By Perry Chiaramonte, ,
Published January 12, 2017
A little-known aspect of Common Core should have students worried about what goes on the dreaded "permanent record," say critics of the national education standard.
Parents in Pennsylvania have written outgoing Gov. Tom Corbett to demand a moratorium on the collection of what they describe as sensitive and personal information on students, which they say is part of a federal database to track the development of every child. And education activists around the nation say it is part and parcel of the controversial campaign to impose a uniform, national standard for math and English.
“This follows them from the cradle to the grave,” said Tracy Ramey, of Pennsylvanians against Common Core. Her group, along with Pennsylvanians Restoring Education, recently wrote Corbett to demand the shutdown of the state’s Pennsylvania Information Management System (PIMS) in all 500 school districts.
“What’s alarming is what they are doing with the data,” Ramey said.
The process, set to play out throughout the country in what critics call a “womb to workplace” information system, was originally developed by the Department of Labor and contains information on every U.S. citizen under the age of 26. Most of the information on individuals is collected while K-12 students are in school, and includes names, grades and information such as personality traits, behavior patterns and even fingerprints. The state of Pennsylvania was one of the early adopters of the data mining and contributed to the framework for a nationwide program.
Both groups allege that any state entity as well as outside contractors can access personal information.
“The personally identifiable information includes information on every student’s personality, attitudes, values, beliefs, and disposition, a psychological profile called Interpersonal Skills Standards and anchors,” reads the letter sent to Corbett on Monday. “This data has been illegally obtained through deceptive means without the parents' knowledge or consent through screening, evaluations, testing, and surveys. These illegal methods of information gathering were actually fraudulently called ‘academic standards’ on the [Pennsylvania] Department of Education website portal.”
Anita Hoge, a member of Pennsylvanians Restoring Education, said local districts may have a need to collect some personal information, but a state or national database is a danger.
“There are two problems with sharing data beyond the local district,” she said. “First, parents are not aware that FERPA [Family Educational Rights and Privacy Act] regulations now allow their children's data (personally identifiable information) to be shared to outside third party vendors.

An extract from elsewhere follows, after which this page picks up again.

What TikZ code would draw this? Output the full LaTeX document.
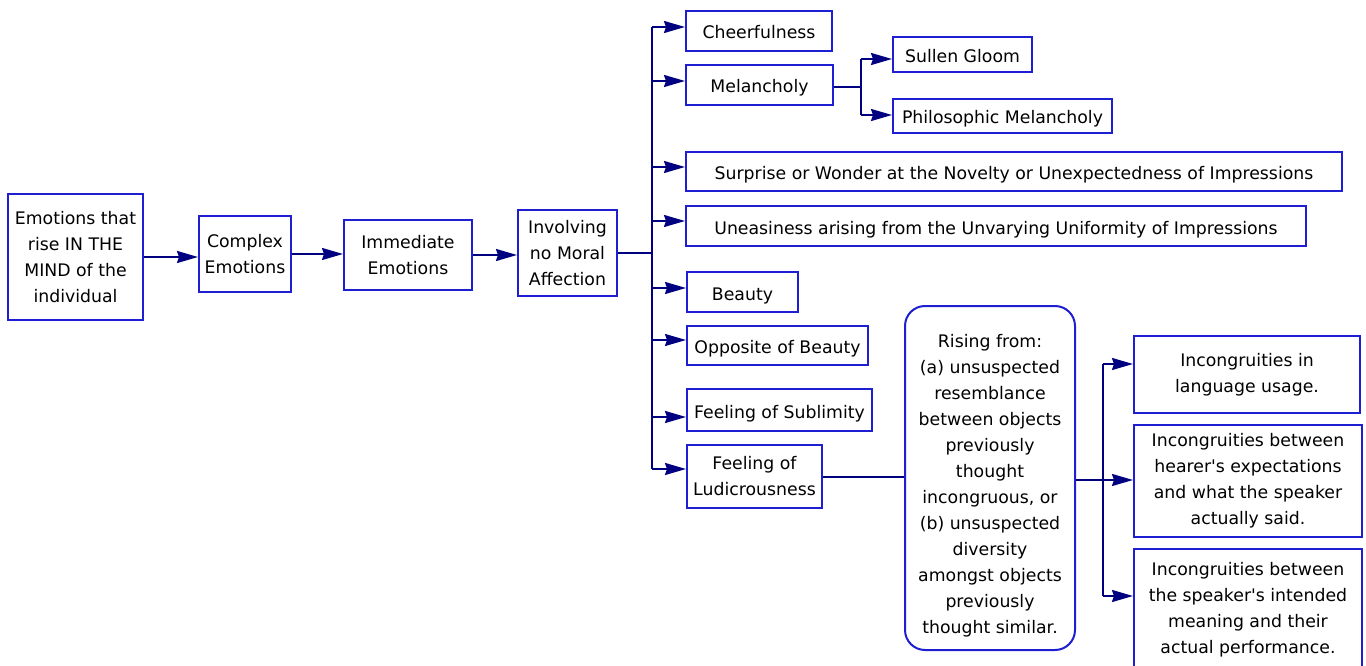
\documentclass[tikz,border=0pt]{standalone}
\usepackage{fontspec}
\setmainfont{DejaVu Sans}[Ligatures=TeXOff]
\usetikzlibrary{arrows.meta}
\definecolor{boxblue}{RGB}{30,30,210}
\definecolor{linknavy}{RGB}{0,0,128}
\tikzset{
  txt/.style={align=center, inner sep=0pt, font=\fontsize{17.3}{26}\selectfont},
  box/.style={txt, draw=boxblue, line width=2pt, fill=white},
  oneline/.style={text height=16pt, text depth=0pt},
  roundbox/.style={draw=boxblue, line width=2pt, fill=white, rounded corners=20pt},
  link/.style={draw=linknavy, line width=2pt},
  arr/.style={link, -{Stealth[length=21pt,width=12pt,inset=2pt]}},
}
\begin{document}
\begin{tikzpicture}[x=1pt,y=-1pt]
\useasboundingbox (0,0) rectangle (1366,666);

% main chain
\node[box, minimum width=135, minimum height=126] (root) at (75.5,257)
  {Emotions that\\rise IN THE\\MIND of the\\individual};
\node[box, minimum width=92, minimum height=76] (complex) at (245,254)
  {Complex\\Emotions};
\node[box, minimum width=128, minimum height=70] (immed) at (408,255)
  {Immediate\\Emotions};
\node[box, minimum width=99, minimum height=86] (invol) at (567.5,253)
  {Involving\\no Moral\\Affection};

% kinds of emotion
\node[box, oneline, minimum width=146, minimum height=40] (cheer) at (759,31) {Cheerfulness};
\node[box, oneline, minimum width=147, minimum height=40] (melan) at (759.5,85) {Melancholy};
\node[box, oneline, minimum width=139, minimum height=35] (sullen) at (962.5,54.5) {Sullen Gloom};
\node[box, oneline, minimum width=219, minimum height=34] (philo) at (1002.5,116) {Philosophic Melancholy};
\node[box, oneline, minimum width=656, minimum height=39] (surprise) at (1014,171.5)
  {Surprise or Wonder at the Novelty or Unexpectedness of Impressions};
\node[box, oneline, minimum width=620, minimum height=40] (uneasy) at (996,226)
  {Uneasiness arising from the Unvarying Uniformity of Impressions};
\node[box, oneline, minimum width=111, minimum height=40] (beauty) at (742.5,292) {Beauty};
\node[box, oneline, minimum width=181, minimum height=39] (opposite) at (777.5,345.5) {Opposite of Beauty};
\node[box, oneline, minimum width=185, minimum height=42] (sublim) at (779.5,410) {Feeling of Sublimity};
\node[box, minimum width=135, minimum height=63] (ludic) at (754.5,476.5)
  {Feeling of\\Ludicrousness};

% sources of the ludicrous: rounded frame with its text set a little low
\node[roundbox, minimum width=170, minimum height=344] (rising) at (990,478) {};
\node[txt] (risingtext) at (990,486)
  {Rising from:\\(a) unsuspected\\resemblance\\between objects\\previously\\thought\\incongruous, or\\(b) unsuspected\\diversity\\amongst objects\\previously\\thought similar.};
\node[box, minimum width=226, minimum height=77] (inc1) at (1247,374.5)
  {Incongruities in\\language usage.};
\node[box, minimum width=228, minimum height=112] (inc2) at (1248,481)
  {Incongruities between\\hearer's expectations\\and what the speaker\\actually said.};
\node[box, minimum width=228, minimum height=122] (inc3) at (1248,610)
  {Incongruities between\\the speaker's intended\\meaning and their\\actual performance.};

% main chain connectors
\draw[arr] (root.east) -- (root.east -| complex.west);
\draw[arr] (complex.east) -- (complex.east -| immed.west);
\draw[arr] (immed.east) -- (immed.east -| invol.west);

% trunk to the kinds of emotion
\coordinate (tk) at (652,253);
\coordinate (cheerIn) at ([yshift=4pt]cheer.west);
\coordinate (melanIn) at ([yshift=4pt]melan.west);
\coordinate (surpriseIn) at ([yshift=4.5pt]surprise.west);
\coordinate (uneasyIn) at ([yshift=5pt]uneasy.west);
\coordinate (beautyIn) at ([yshift=4pt]beauty.west);
\coordinate (oppositeIn) at ([yshift=5.5pt]opposite.west);
\coordinate (sublimIn) at ([yshift=-7pt]sublim.west);
\coordinate (ludicIn) at ([yshift=7.5pt]ludic.west);
\draw[link] (invol.east) -- (tk);
\draw[link] (tk |- cheerIn) -- (tk |- ludicIn);
\foreach \n in {cheerIn,melanIn,surpriseIn,uneasyIn,beautyIn,oppositeIn,sublimIn,ludicIn}
  \draw[arr] (tk |- \n) -- (\n);

% melancholy fork
\coordinate (melanOut) at ([yshift=-2pt]melan.east);
\coordinate (mf) at (861,87);
\coordinate (sullenIn) at ([yshift=-4.5pt]sullen.west);
\coordinate (philoIn) at ([yshift=1pt]philo.west);
\draw[link] (melanOut) -- (mf);
\draw[link] (mf |- sullenIn) -- (mf |- philoIn);
\draw[arr] (mf |- sullenIn) -- (sullenIn);
\draw[arr] (mf |- philoIn) -- (philoIn);

% ludicrous fork
\draw[link] (ludic.east) -- (ludic.east -| rising.west);
\coordinate (rf) at (1103,480);
\coordinate (inc1In) at ([yshift=10.5pt]inc1.west);
\coordinate (inc2In) at ([yshift=1pt]inc2.west);
\coordinate (inc3In) at ([yshift=14pt]inc3.west);
\draw[link] ([yshift=-2pt]rising.east) -- (rf);
\draw[link] (rf |- inc1In) -- (rf |- inc3In);
\draw[arr] (rf |- inc1In) -- (inc1In);
\draw[arr] (rf |- inc2In) -- (inc2In);
\draw[arr] (rf |- inc3In) -- (inc3In);
\end{tikzpicture}
\end{document}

And, this data is being collected and placed on a data system that is shared with the feds. This first level of data collection and sharing is a violation of privacy.”
“The second problem is that the data then becomes a ‘decision making model,’” she added. “This is where the violations of privacy are expanded for information to be used for ‘interventions.’ This is a civil rights violation.”
Pennsylvania Department of Education officials said the activist groups are misinformed.
“It’s riddled with inaccurate information,” Tim Eller, spokesman for the Pennsylvania Department of Education, said of the letter. “This has been an ongoing issue associated with Common Core, [and one] which Pennsylvania is not part of.”
“It’s possible that school districts are collecting data but not probable,” he said, adding that the DOE has no outside contracts either.
The department provided a list of “data elements” that go into the PIMS system, which include basic information like courses taken, but also information on truancy, infractions and disciplinary actions.
Eller adds that the school safety data does not include an individual students name and that such data is collected with the explicit purpose of ensuring a safe environment and not to call out the infractions of a particular student.
But Hoge said her group has proof their concerns are well-founded, in the form of a contract the state entered into with Statewide Longitudinal Data Systems (SLDS) such as the PIMS system.
“PDE has made great strides designing a comprehensive K-12 data system and creating a solid foundation for a ‘womb to workplace’ information system," reads a section from the grant contract, which Hoge's group obtained from the state Senate Education Committee. "Thus far, we have developed the foundational features of PIMS and have two years’ worth of longitudinal data in a state data warehouse.”
Eller stressed the group's misunderstanding of the system, telling FoxNews.com that the Department of Education is not participating in the womb to workplace database and that PIMS was put into place since 2007.